> **What needs to be done**:
Starting at the line containing "Clone this chart in Chart.js." and ending at the line containing "['#a07ad8', '#3f3f3f', '#5b9e5b', '#3468cf', '#c84646'];", reproduce each line exactly as written, with both end lines included and all pictures omitted.

Plotting code records

■ ■ ■ ■ ■

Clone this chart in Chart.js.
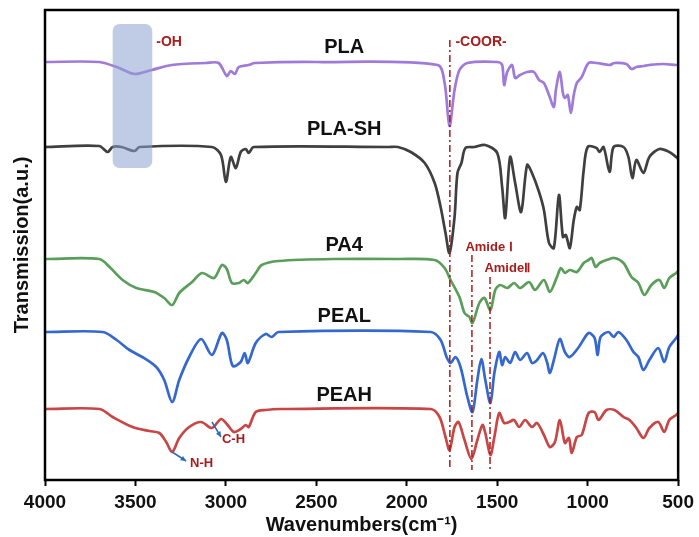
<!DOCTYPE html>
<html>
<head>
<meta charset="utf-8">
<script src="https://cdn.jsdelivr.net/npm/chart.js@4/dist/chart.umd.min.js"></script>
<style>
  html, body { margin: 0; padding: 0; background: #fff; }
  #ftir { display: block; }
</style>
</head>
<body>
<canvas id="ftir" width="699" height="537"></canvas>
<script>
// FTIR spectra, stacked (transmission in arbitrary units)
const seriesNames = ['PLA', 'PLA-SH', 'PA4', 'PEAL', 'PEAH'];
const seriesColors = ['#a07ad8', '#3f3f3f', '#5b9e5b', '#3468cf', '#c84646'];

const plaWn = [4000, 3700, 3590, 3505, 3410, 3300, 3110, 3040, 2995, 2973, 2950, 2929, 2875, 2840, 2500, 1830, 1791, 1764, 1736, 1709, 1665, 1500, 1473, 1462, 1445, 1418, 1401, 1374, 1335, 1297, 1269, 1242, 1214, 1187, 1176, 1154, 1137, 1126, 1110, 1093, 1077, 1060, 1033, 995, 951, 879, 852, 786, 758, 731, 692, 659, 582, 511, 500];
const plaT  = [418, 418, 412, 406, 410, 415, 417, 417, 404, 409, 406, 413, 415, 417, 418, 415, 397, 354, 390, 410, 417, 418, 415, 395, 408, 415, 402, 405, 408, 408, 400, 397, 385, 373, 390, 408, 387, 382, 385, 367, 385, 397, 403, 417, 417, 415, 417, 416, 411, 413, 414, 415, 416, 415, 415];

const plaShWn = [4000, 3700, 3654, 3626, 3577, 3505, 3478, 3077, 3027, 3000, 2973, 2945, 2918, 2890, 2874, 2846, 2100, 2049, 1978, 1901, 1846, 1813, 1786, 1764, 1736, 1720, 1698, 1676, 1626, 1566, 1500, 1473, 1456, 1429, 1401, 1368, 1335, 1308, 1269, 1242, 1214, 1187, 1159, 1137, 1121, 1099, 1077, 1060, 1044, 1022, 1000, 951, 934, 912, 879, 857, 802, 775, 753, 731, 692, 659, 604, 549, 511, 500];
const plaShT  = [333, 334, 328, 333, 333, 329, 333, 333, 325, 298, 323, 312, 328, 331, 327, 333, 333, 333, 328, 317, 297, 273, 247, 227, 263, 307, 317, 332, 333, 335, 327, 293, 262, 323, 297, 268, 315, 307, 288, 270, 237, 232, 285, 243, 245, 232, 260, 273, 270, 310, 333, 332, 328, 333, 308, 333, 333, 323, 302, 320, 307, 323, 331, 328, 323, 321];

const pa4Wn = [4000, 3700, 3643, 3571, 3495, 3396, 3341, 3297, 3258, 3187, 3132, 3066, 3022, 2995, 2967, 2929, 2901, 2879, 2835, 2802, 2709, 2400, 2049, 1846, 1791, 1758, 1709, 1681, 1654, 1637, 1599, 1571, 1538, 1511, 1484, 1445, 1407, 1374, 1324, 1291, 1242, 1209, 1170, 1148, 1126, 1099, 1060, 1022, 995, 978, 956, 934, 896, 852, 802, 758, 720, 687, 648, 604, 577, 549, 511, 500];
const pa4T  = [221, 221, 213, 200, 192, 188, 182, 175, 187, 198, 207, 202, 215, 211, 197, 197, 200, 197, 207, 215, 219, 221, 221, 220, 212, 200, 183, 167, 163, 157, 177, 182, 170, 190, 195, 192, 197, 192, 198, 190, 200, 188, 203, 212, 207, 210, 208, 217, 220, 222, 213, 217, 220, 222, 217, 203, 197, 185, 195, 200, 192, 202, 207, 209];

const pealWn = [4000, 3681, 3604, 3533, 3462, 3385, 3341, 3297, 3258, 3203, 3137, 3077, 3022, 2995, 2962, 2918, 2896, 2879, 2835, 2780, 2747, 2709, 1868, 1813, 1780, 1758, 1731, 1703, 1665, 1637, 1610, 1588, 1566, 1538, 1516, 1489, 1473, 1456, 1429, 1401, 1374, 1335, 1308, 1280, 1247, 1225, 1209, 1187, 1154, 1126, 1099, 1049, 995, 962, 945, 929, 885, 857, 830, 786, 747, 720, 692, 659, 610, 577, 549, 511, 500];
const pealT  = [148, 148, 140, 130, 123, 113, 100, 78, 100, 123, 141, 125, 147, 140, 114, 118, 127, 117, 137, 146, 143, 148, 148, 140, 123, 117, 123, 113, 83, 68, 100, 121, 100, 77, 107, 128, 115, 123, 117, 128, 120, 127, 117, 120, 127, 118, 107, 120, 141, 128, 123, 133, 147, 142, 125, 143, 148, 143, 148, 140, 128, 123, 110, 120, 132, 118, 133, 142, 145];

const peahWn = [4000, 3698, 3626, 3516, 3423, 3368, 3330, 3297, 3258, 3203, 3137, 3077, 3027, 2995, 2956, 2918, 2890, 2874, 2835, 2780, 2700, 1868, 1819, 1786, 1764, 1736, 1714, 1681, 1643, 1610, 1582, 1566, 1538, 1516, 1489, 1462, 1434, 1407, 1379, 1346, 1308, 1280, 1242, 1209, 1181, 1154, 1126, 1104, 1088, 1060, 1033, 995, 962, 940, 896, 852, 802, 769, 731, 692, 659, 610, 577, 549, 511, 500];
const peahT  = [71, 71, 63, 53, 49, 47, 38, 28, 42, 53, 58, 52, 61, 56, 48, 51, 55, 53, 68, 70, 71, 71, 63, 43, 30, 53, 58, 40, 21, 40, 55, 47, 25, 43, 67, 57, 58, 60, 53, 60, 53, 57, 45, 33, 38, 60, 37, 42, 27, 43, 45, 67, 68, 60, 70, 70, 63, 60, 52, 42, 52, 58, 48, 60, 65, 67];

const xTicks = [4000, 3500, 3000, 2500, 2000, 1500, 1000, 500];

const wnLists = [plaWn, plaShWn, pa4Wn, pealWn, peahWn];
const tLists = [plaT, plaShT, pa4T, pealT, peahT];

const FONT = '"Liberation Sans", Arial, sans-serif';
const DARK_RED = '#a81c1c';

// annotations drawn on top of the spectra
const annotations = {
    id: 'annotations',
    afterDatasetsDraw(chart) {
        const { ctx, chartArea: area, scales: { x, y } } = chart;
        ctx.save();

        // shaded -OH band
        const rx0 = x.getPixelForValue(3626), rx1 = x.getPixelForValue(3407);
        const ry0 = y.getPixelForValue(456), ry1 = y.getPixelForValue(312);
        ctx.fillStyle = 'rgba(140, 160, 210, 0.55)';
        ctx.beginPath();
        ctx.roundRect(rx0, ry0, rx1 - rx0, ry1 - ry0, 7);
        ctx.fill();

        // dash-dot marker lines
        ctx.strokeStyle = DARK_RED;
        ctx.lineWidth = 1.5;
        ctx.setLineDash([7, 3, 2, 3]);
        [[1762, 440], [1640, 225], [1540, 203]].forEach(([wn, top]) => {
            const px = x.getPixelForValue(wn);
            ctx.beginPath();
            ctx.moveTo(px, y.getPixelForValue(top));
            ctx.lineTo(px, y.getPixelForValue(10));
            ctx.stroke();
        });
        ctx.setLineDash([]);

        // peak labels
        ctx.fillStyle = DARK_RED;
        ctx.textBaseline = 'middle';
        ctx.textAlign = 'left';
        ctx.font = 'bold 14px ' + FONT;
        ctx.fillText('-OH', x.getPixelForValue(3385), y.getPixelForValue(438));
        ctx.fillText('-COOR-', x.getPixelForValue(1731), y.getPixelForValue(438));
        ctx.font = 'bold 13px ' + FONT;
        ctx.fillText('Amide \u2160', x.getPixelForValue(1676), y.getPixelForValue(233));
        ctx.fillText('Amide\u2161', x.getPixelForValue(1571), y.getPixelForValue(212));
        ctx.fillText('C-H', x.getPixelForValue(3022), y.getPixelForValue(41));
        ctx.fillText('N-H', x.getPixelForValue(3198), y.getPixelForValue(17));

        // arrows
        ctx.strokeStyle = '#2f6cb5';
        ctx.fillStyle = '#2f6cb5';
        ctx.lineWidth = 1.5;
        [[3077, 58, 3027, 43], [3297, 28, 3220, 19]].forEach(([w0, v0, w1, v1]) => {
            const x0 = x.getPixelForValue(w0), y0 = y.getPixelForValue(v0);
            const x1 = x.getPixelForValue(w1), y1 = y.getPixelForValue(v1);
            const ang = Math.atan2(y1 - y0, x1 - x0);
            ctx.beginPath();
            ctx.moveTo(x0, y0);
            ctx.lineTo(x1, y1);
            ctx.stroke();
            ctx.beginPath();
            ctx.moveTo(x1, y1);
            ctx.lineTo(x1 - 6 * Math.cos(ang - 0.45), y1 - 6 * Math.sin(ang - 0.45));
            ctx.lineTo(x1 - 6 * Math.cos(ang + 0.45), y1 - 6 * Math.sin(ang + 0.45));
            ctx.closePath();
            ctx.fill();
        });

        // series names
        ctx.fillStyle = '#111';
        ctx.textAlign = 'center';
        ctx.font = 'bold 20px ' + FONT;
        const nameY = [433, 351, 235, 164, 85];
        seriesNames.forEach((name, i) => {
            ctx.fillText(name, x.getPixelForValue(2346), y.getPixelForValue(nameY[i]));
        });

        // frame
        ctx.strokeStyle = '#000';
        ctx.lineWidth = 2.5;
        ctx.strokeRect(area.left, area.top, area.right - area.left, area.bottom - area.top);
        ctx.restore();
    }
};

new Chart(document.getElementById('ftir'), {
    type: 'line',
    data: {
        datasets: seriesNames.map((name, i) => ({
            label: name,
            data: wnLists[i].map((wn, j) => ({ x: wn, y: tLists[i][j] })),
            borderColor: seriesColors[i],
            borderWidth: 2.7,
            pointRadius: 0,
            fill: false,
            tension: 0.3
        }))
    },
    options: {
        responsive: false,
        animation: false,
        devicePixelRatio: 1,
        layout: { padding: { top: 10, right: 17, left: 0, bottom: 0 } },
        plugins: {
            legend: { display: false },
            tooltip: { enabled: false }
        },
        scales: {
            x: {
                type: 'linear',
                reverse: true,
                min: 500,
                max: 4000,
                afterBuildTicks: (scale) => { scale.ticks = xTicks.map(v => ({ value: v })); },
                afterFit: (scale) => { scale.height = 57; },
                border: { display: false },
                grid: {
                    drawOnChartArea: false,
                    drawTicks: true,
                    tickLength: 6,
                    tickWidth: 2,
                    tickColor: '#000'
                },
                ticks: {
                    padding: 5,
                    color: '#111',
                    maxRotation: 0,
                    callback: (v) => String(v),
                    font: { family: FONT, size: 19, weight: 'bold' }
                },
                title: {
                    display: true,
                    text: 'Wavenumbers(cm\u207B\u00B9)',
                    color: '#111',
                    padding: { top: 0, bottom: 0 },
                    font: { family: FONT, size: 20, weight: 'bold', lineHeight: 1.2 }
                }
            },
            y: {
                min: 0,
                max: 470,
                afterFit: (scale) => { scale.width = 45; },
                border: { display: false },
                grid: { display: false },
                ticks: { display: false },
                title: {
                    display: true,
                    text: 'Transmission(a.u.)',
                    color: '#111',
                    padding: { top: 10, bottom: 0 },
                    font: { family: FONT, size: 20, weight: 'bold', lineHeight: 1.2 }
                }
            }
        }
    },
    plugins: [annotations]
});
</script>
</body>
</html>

■ ■ ■ ■ ■

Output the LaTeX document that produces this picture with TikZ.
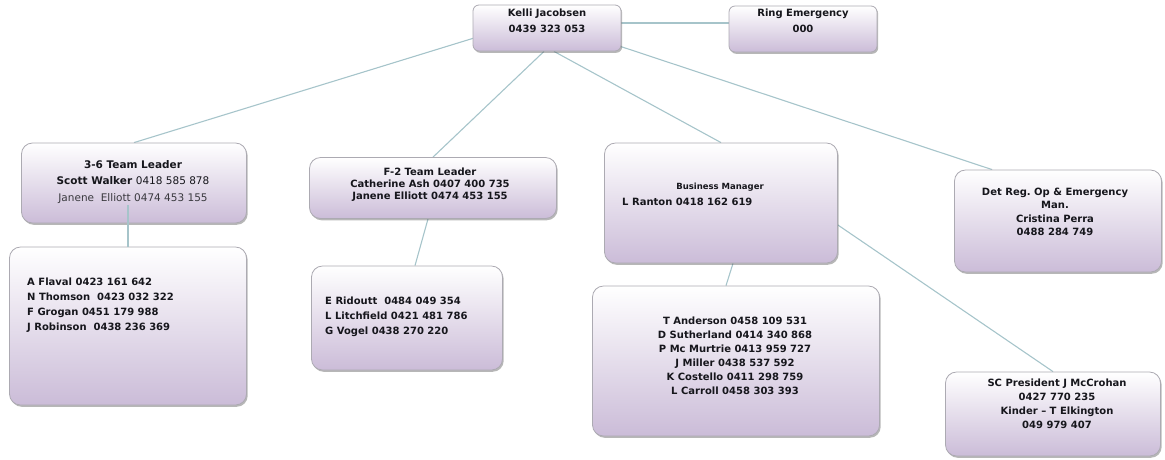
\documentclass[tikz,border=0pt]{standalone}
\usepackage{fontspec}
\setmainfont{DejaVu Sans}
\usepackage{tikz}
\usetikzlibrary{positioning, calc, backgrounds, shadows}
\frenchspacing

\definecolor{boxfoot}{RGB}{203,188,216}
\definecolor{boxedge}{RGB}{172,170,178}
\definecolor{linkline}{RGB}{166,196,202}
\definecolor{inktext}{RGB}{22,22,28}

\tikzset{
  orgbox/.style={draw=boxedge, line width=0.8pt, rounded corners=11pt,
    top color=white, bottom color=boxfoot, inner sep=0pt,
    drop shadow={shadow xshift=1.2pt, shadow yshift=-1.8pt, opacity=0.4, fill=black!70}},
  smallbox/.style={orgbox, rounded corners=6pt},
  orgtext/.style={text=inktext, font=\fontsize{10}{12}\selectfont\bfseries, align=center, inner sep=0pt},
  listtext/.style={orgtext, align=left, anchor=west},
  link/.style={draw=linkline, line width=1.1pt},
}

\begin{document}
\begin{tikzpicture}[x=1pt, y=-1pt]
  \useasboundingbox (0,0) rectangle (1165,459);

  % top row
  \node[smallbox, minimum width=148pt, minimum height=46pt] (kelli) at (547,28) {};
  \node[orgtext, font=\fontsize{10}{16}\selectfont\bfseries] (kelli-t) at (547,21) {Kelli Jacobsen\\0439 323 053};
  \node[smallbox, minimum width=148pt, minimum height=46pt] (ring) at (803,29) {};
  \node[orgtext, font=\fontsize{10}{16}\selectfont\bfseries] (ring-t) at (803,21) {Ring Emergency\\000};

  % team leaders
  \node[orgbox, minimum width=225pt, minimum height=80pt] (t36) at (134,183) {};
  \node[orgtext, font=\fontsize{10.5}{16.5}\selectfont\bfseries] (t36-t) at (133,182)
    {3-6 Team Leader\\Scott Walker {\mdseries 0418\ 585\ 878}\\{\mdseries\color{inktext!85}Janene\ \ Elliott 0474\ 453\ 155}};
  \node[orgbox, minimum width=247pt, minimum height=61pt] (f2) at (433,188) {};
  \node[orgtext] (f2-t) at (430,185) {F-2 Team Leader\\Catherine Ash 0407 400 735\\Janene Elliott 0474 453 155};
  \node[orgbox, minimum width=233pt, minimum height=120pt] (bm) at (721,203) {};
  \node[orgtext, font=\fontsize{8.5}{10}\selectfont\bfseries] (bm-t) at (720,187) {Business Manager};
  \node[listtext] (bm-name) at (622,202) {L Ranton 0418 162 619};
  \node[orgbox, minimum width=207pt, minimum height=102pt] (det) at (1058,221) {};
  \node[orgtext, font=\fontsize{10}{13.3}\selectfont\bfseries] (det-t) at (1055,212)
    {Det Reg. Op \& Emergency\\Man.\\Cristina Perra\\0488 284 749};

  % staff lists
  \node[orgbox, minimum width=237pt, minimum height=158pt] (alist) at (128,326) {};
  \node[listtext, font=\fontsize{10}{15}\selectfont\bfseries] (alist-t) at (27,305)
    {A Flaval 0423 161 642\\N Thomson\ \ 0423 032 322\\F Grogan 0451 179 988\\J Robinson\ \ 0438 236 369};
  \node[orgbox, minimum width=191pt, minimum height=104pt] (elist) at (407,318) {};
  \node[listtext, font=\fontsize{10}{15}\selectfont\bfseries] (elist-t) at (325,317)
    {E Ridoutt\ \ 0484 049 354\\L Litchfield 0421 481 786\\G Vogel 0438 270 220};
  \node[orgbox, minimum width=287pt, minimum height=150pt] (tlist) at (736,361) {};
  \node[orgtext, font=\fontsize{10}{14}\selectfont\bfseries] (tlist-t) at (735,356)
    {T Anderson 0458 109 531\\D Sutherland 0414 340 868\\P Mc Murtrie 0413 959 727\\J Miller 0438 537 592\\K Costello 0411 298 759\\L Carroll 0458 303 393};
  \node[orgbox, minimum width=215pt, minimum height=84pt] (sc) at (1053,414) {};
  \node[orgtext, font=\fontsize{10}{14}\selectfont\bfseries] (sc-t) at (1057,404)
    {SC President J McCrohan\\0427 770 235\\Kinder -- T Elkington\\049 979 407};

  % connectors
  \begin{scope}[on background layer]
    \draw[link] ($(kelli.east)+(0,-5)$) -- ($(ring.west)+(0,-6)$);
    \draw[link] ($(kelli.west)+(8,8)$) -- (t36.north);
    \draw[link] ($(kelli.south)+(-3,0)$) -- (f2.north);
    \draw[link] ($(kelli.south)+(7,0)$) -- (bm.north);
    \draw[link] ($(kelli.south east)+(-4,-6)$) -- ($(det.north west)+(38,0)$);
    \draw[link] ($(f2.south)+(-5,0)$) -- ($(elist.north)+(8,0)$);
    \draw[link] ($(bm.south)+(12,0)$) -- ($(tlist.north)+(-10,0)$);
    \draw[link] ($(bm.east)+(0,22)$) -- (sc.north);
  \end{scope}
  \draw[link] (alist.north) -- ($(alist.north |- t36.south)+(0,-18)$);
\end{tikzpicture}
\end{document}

■ ■ ■ ■ ■

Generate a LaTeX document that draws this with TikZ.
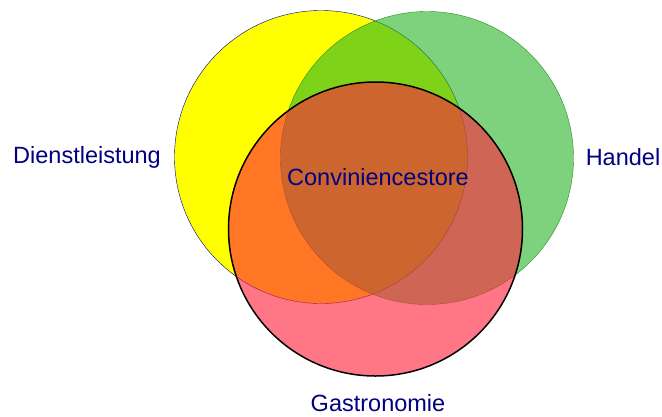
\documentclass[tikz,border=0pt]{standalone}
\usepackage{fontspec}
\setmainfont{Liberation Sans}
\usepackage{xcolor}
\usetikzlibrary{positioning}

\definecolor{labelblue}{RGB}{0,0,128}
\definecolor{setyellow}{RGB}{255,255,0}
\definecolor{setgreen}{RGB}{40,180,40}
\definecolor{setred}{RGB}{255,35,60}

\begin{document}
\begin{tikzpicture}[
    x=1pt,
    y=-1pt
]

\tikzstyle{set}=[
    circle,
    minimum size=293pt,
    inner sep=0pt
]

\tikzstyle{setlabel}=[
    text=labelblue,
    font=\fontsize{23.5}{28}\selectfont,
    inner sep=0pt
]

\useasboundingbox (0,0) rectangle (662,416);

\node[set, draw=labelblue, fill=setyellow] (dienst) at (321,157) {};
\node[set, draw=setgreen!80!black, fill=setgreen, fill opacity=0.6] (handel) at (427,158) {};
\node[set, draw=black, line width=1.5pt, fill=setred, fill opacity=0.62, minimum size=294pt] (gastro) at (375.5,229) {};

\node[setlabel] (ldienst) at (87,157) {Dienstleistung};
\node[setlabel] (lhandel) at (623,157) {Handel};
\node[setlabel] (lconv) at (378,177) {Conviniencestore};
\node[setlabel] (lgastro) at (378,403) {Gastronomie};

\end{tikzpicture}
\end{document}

■ ■ ■ ■ ■

> **Answer below**:
Clone this chart in Chart.js.
<!DOCTYPE html>
<html>
<head>
<meta charset="utf-8">
<script src="https://cdn.jsdelivr.net/npm/chart.js@4/dist/chart.umd.min.js"></script>
<style>
  html, body { margin: 0; padding: 0; background: #fff; }
  #ftir { display: block; }
</style>
</head>
<body>
<canvas id="ftir" width="699" height="537"></canvas>
<script>
// FTIR spectra, stacked (transmission in arbitrary units)
const seriesNames = ['PLA', 'PLA-SH', 'PA4', 'PEAL', 'PEAH'];
const seriesColors = ['#a07ad8', '#3f3f3f', '#5b9e5b', '#3468cf', '#c84646'];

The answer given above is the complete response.